Saturday 24 June 2017

Review - The Radiophonic Workshop - Burials in Several Earths



The Radiophonic Workshop - Burials in Several Earths (Room 13 Records)

10” boxset / CD

Out Now


9 / 10




Review by Ioan.

To many, The Radiophonic Workshop need no introduction. But if you are a newcomer to this home of experimentation, noisescapes and innovation, then have a quick read of this before proceeding.

The Radiophonic Workshop was founded in 1958 by Desmond Briscoe and Daphne Oram as the BBC Radiophonic Workshop and was home to a maverick group of experimental composers, sound engineers and musical innovators. Based in a series of small studios within the corridors of the BBC Maida Vale complex, the Workshop set about exploring new ways of using - and abusing (!) – technology to create new sounds.

Drawing on the principles of musique concréte, found sounds, early electronics, oscillators, handmade synths and tape loops the Workshop created the other-worldly soundtrack to some of BBC television and radio’s most iconic programs: The Body in Question, Horizon, Quatermass, Newsround, The Hitchhiker’s Guide to the Galaxy, Chronicle and the iconic Doctor Who Theme which is still the high-water mark for British electronic music nearly 50 years after it was recorded. Now, nearly two decades after the Workshop was decommissioned, original members Peter Howell, Roger Limb, Dr Dick Mills, Paddy Kingsland and long-time associate composer Mark Ayres are back working together.

From the start of the title track, the immediately recognisable dread inspiring layers of sound so associated with the Workshop are there and already they unsettle. The deep throbbing electronica could soundtrack any contemporary sci-fi or horror film and give John Murphy or Ben Salisbury and Geoff Barrow a run for their money. As it comes to a finish, the fear is somehow already entwined.

Things Buried in Water follows and is a piano led piece with big echoey stereophonic effects. Layered on top are ‘Numbers Station’ inspired sounds that transform into the haunting analog bleeps and spurts that the Workshop is so famed for. Gentle, watery effects bring the track back down to earth (so to speak).
Some Hope of Land is a set of experimental sounds that take the listener on bizarre and unsettling adventures. The effects ebb and flow with the playful analog sounds and the devastating electronica. Just beautifully weird.
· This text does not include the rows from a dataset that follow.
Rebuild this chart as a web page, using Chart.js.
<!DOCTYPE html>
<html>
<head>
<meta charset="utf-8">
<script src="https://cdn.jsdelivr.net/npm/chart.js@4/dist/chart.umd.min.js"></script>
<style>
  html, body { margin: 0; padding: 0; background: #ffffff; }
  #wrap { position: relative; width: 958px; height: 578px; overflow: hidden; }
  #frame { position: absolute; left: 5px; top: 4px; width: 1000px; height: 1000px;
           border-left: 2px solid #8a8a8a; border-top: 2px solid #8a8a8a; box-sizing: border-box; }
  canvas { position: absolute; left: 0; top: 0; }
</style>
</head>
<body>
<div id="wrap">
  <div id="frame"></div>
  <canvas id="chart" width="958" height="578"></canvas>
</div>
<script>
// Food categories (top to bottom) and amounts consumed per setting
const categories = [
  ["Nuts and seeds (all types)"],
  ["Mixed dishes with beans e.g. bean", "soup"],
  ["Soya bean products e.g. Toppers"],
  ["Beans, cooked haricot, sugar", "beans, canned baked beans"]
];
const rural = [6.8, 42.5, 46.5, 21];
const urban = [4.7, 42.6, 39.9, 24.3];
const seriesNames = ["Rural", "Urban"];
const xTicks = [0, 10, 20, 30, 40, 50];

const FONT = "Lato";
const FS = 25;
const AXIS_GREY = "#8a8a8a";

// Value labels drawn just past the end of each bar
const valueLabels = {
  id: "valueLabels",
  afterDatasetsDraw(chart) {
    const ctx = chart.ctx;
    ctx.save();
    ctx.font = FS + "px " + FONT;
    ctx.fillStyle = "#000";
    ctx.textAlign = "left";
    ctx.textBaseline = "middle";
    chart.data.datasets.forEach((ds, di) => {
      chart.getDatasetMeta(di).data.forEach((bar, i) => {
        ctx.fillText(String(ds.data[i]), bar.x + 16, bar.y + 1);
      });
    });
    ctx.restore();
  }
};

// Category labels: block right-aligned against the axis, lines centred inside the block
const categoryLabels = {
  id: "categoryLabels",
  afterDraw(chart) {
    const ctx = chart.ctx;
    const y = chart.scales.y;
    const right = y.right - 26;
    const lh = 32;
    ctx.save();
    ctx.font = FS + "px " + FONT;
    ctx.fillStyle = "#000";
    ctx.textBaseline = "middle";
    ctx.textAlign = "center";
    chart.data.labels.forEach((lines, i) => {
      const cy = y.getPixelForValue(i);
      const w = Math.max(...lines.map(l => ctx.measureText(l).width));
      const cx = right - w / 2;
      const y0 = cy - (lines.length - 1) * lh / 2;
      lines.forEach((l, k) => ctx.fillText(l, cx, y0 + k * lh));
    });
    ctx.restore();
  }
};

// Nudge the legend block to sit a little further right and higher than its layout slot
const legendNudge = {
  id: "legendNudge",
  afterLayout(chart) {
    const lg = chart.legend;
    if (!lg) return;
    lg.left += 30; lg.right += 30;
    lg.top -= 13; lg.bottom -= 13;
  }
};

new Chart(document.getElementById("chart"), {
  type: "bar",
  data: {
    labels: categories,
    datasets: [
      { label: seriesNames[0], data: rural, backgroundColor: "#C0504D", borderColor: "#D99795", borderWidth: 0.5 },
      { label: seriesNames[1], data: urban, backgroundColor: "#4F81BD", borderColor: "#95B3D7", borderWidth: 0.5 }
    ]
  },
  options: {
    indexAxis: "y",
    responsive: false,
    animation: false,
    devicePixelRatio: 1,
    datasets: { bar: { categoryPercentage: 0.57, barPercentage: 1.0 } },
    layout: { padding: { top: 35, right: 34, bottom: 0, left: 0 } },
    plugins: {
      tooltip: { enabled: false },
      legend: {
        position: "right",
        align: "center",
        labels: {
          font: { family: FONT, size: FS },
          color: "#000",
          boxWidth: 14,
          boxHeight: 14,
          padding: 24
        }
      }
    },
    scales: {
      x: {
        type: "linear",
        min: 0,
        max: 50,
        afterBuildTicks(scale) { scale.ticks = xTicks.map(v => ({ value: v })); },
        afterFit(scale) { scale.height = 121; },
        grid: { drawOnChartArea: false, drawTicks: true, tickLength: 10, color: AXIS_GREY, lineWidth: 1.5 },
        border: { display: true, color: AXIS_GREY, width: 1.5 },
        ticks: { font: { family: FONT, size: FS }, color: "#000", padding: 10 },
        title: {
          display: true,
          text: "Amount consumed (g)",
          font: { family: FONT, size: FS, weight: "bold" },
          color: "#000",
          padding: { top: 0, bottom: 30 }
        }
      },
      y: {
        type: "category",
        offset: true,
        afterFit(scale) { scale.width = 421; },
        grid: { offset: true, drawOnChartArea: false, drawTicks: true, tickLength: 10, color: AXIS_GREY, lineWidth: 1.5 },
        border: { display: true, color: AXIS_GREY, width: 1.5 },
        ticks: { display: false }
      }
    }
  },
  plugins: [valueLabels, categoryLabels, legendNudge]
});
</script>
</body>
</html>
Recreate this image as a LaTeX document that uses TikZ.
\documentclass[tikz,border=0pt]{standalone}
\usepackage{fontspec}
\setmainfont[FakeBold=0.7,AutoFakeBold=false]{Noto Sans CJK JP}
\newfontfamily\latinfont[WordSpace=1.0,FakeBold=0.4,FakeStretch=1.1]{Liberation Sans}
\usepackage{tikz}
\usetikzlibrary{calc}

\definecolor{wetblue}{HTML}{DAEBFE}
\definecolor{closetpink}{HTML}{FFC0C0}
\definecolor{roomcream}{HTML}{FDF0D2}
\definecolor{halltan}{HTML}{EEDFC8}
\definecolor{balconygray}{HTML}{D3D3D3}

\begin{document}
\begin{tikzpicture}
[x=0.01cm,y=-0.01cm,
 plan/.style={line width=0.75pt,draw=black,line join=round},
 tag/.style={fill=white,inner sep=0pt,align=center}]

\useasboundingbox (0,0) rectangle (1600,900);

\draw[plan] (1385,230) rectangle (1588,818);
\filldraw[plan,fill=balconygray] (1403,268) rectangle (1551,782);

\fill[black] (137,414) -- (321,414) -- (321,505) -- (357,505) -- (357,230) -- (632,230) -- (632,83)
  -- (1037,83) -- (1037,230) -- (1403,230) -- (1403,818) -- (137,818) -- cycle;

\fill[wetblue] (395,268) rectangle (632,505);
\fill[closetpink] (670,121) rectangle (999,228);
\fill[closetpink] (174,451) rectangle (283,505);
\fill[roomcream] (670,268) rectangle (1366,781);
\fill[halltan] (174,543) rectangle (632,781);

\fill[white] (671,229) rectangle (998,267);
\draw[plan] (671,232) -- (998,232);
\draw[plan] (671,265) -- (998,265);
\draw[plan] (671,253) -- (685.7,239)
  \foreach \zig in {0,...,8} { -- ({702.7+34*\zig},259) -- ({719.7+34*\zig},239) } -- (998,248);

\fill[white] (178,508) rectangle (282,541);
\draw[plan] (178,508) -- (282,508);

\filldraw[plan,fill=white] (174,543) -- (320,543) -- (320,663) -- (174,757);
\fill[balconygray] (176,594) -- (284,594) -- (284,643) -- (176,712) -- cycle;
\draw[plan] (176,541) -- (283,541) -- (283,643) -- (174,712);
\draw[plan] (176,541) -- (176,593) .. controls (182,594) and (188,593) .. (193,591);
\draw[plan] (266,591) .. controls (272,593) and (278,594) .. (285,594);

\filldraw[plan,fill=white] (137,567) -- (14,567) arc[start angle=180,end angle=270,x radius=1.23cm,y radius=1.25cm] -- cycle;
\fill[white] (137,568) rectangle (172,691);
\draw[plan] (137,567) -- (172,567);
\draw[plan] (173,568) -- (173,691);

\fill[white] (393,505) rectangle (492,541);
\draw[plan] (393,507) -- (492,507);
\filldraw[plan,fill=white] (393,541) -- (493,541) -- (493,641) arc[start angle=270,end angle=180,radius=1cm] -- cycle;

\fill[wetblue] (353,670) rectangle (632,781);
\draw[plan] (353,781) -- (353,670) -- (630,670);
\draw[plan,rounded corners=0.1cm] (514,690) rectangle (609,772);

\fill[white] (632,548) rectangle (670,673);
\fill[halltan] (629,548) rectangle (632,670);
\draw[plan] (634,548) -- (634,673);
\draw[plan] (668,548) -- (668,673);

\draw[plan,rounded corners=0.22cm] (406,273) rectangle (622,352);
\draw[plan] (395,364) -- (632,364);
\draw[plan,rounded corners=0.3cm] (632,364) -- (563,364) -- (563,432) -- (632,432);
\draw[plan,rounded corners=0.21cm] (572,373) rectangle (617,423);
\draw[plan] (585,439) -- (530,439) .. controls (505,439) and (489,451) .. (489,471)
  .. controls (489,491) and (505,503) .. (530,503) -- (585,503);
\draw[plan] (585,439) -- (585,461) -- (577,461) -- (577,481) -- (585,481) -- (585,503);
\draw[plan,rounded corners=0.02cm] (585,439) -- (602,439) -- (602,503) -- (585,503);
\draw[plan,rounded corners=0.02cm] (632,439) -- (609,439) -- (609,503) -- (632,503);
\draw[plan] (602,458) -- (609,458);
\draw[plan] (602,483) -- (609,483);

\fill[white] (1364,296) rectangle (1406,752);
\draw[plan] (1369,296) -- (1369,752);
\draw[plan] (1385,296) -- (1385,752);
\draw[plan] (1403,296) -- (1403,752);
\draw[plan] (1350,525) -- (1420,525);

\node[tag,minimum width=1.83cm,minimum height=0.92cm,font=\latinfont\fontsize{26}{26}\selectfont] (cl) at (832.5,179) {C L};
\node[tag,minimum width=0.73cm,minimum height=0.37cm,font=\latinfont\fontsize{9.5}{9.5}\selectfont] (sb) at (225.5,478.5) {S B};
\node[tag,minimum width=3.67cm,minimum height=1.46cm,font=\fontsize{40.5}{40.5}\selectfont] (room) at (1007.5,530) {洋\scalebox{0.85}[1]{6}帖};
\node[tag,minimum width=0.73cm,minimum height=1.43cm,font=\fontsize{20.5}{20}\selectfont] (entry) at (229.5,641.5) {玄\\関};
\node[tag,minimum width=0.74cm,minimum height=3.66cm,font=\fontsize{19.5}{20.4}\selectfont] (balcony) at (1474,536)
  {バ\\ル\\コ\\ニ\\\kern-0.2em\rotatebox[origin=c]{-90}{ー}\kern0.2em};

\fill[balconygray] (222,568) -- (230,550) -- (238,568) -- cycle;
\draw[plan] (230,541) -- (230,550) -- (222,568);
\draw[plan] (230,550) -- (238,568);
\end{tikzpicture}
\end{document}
Not come to light is the audio equivalent of a spaceship slowly landing on a seemingly uninhabited plant. There is an overwhelming creeping dread evoked by the electronica that is so seamlessly entwined with the historical emotions it’s music and effects created in the unprepared minds of the 50s and 60s listeners.
Final track The Stranger’s House has a John Carpenter esque keyboard progression that leads onto some guitar backing and a creeping piano accompaniment. And all throughout there is the ever present creep of the ominous metronome keeping time in the background. The track descends into unsettling, otherworldly sounds with the metronome speeding up and the electric guitar and piano taking us to the final finish line.


Across the six tracks, the width and breadth of experimentation and ability to take oneself off to different planes is both mind boggling and impressive. The Workshop are truly pioneers of soundscapes and effects, and everyone else simply paddles in their wake.